The use of web applications also allowed my pupils to use software which they didn’t have to install and which could be accessed from any computer as long as it was connected to the internet. This meant that they could work on the same piece of work, the same project, both from school and from home, allowing me to bridge the gap in between the two.
Examples of Web 2.0 tools applied to school work
Looking back to only five years ago or so, it is obvious that I have incorporated Web 2.0 into my schemes of work more and more without really noticing or even without having made a conscious decision to do so. It just happened, because it worked for me and my students. Nowadays, my classes do a project every two or three weeks which involves the use of Web 2.0 applications in one way or another.

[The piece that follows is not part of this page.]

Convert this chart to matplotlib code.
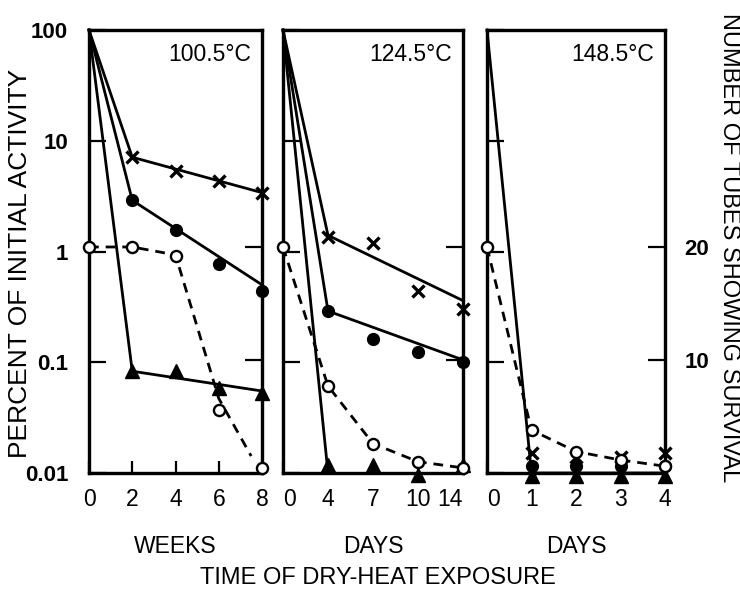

These are some of the projects on which we have worked in the past year:
What makes these applications so special and why should you care?
The visual qualities of web 2.0 are very important. When I was a student, I went home after school and relaxed watching tv or reading a magazine. In comparison, the first thing my pupils do, however, is switch on their computers, not the tv. In their computers, they are faced with a world which is bright and visual, rich in images, video and sound.
Using web 2.0 at school taps into this world of theirs and allows pupils to express their creativity in a way which they find familiar, because these websites operate on the same principles of social networking and content creation and sharing to which they are already so used to. So, if we teach them in a way that reflects how they live their lives when they’re not in school, and if we help to ensure that the gap between their school life and real life is minimised, we then become better able to guarantee the commitment and engagement of the vast majority of our students.
Perhaps Prensky had a point after all…
In my experience, pupils come into secondary schools nowadays having already become very familiar with computers and able to easily navigate websites and communicate using the internet. If they are faced with new tools, they have a go and generally learn impressively quickly how to use them.
Yes, of course, this doesn’t apply to every pupil and, of course, they still struggle with spreadsheets and, of course, they don’t really understand what internal computing processes make the animations in Go!Animate come about. And does it really matter? If you think about it, they don’t have to know: you manage to drive a car perfectly well with only a basic understanding of how a gear-box operates or how the fuel is fed to the engine; you are probably perfectly fluent in English but, unless you’re a linguist, you might struggle to tell the difference between the indicative and subjunctive mood or the passive and active voice.
This doesn’t mean you can’t really drive or that you can’t really speak English, just that you don’t need to know the internal workings of how it is achieved, just in the same way a Formula 1 driver does not need to know the width of a piston or a writer does not need to know how many phonemes the English language has. Let’s face it, not everyone is going to be a Flash developer.
My inkling is that my younger students come to us already having developed something akin to web sytax, an internet universal grammar if you like, which they have often already mastered by the time they make the transition from primary. We, teachers, therefore ought to be able to make the most of what abilities these students already posses so as to transform the way we teach them.
Many thanks again to Leon and Theo for coming to see us and for making me think about why I do what I do. As ever, do feel free to let me know, by way of comment, what your thoughts are.